By Ibiyemi Mathew
The Nigerian National Petroleum Company Limited (NNPCL) has revealed that it has terminated all crude oil swap deals.
The NNPCL disclosed this in an interview with Reuters monitored by Nigerian NewsDirect.
According to the Group Chief Executive Officer (GCEO) of the NNPCL, Mr Mele Kolo Kyari, “In the last four months we practically terminated all DSDP contracts and we now have an arm’s-length process where we can pay cash for the imports.”
Earlier in 2021, Kyari speaking during a virtual panel at the African Refiners and Distributors Association annual conference held in Abidjan revealed the country’s plan to end the country’s oil-for-fuel swaps system as soon as local refining capacity improves by 2023.
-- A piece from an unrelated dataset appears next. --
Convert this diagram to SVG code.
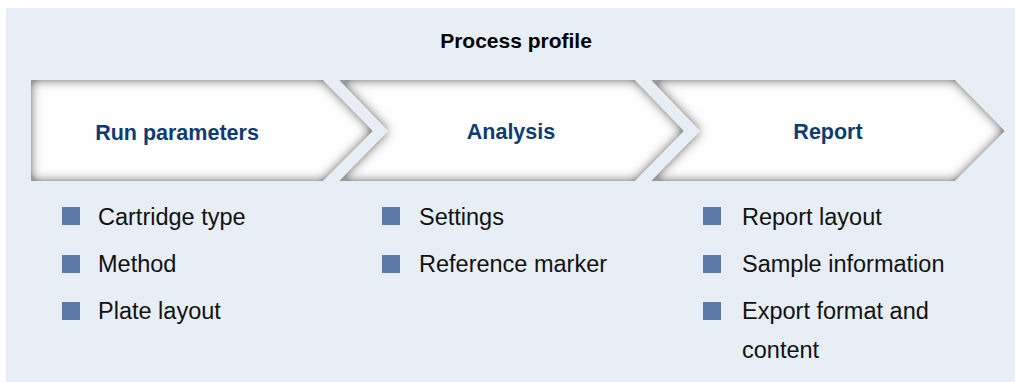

He said with all the government refineries, the Dangote refinery as well as the modular facilities expected to be fully functional latest by 2023, the corporation will end the swap deal, which has been in operation since 2016.
Prior to now, the NNPCL has been importing gasoline from consortiums of foreign and local trading firms and repaying them with crude oil via what are known as Direct Sale Direct Purchase (DSDP) contracts since 2016 because it does not have enough cash to pay for the purchases, data and trading sources said.
“By importing less gasoline as private companies import the bulk, NNPC will be able to pay for its purchases in cash,” Kyari said in his interview on Saturday.